A few years ago there was something similar with the Sony FX1 being sold at the Apple Store for (IIRC) $1,000 less than it should have been. It was discussed a lot here and other places. Evidently some people actually got them before Apple caught the error.

David Scattergood July 3rd, 2007 07:53 AM

They'll probably put up a good fight not to honor them Neil...good luck....oh and if they do honor the price I'll buy one off you for twice the price :)

(btw - will reply to your mail shortly...mad busy!)
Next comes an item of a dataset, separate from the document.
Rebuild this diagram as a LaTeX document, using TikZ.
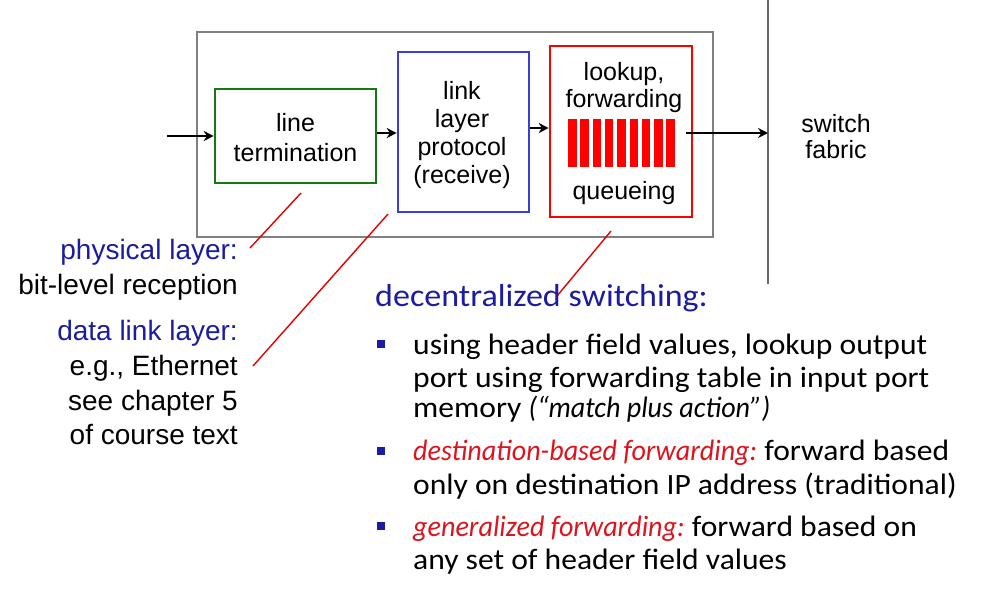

John Miller July 3rd, 2007 08:00 AM

According to the Sale Of Goods Act of England and Wales, a merchant is not required to sell an item at the marked price. Typically, the contract between the merchant and the customer is not made until money is exchanged. In a real shop, this gives the merchant an opportunity to detect the mistake, reach an agreement with the customer and conclude the sale.

On-line, there isn't a human element to the sale - if the price is incorrectly listed, it will be the price used at check-out. This is the point that the contract is made and, once charged, the merchant can't correct it later.

In short, if Apple's on-line store charged 19.95 for the hard drive, they are contractually bound to that price. If they try to cancel the order or bill you for the difference, contact the Trading Standards Authority and your local Citizens' Advice Bureau.

Neil Rostance July 3rd, 2007 08:09 AM

wow thank you
i really appreciate that advice!

And here i was thinking i was having a bad week!

I remember a few incidents like this in the past, HD Monitors going for 1.99, knocking a grand off the price.

only worry is i've not received a confirmation e-mail, which apple are usually well on the ball with. I think they might be planning their next move!

Thanks again


Richard Alvarez July 3rd, 2007 09:10 AM

Ah, no 'confirmation' email. Offer and Acceptance just are two elements of a contract. Typically, taking the money IS acceptance. But if the funds haven't transferred... ???

Again, it'll be interesting to see what happens.

Boyd Ostroff July 3rd, 2007 12:13 PM

I realize it isn't quite the same thing, and it has nothing to do with consumer laws, but sometimes you can gain a little insight by turning the situation around. If something was selling for $19.99 but you mistakenly wrote a check for $199.99, what would you like the seller to do? Run to the bank and deposit your check or notify you that you made an error?

Neil Rostance July 3rd, 2007 01:11 PM

well the money has been deducted, so i'd treat that as a clear acceptance!!

And interesting perspective Boyd, i'll have all of this prepared if they try to cancel the order.

Thanks a lot for everyone's advice. And if there's ever another typo, i'm posting it on here first!

Boyd Ostroff July 3rd, 2007 01:44 PM

Here's the thing... honestly, you knew that was a typo when you ordered the item didn't you? Now if they decide to honor the sale I say "good for you." But if they don't (legal issues aside), I would personally be a little embarassed to make a big deal over my "right" to buy a $200 item for $20.

But I'll admit I'm a little old fashioned when it comes to this sort of thing...

Cole McDonald July 3rd, 2007 04:47 PM

I mirror Boyd's point of view. We all make mistakes, how would you like to be treated next time you make one? Karma is real no matter your religous standing.

John Miller July 3rd, 2007 06:09 PM


Originally Posted by Richard Alvarez (Post 706436)
Ah, no 'confirmation' email. Offer and Acceptance just are two elements of a contract. Typically, taking the money IS acceptance. But if the funds haven't transferred... ???

Again, it'll be interesting to see what happens.

The Consumer Protection (Distance Selling) Regulations 2000 provide specific protections for internet purchases (and others):

The right to receive clear information about goods and services before deciding to buy;
Confirmation of this information in writing;
A cooling off period of seven working days in which the consumer can withdraw from the contract;
Protection from credit card fraud.

The confirmation clause can include the final page on your web browser once the purchase is made. A follow-up email isn't required. I've gotten into the habit of printing the web page since I have not received follow-ups for a number of on-line purchases.

Chris Hurd July 3rd, 2007 08:55 PM

Consumer Protection Regulations do not apply in this case though. Nor should they. A typographical error is just that... an error... and a consumer need not be "protected" from a typo which errs against the vendor. Nor should the Trading Standards Authority or the local Citizens' Advice Bureau be expected to enforce the terms in such a clear case of a simple typographical error.

I have a serious problem with the opportunistic mentality that seeks to profit from this sort of thing... as Boyd says, imagine if the tables were turned, how would you feel then?

If there's ever another typo, please do NOT post it here first. That's a really bad vibe. I don't want my site used for such a contemptible action. I don't want my name associated with that kind of mindset. Thread closed.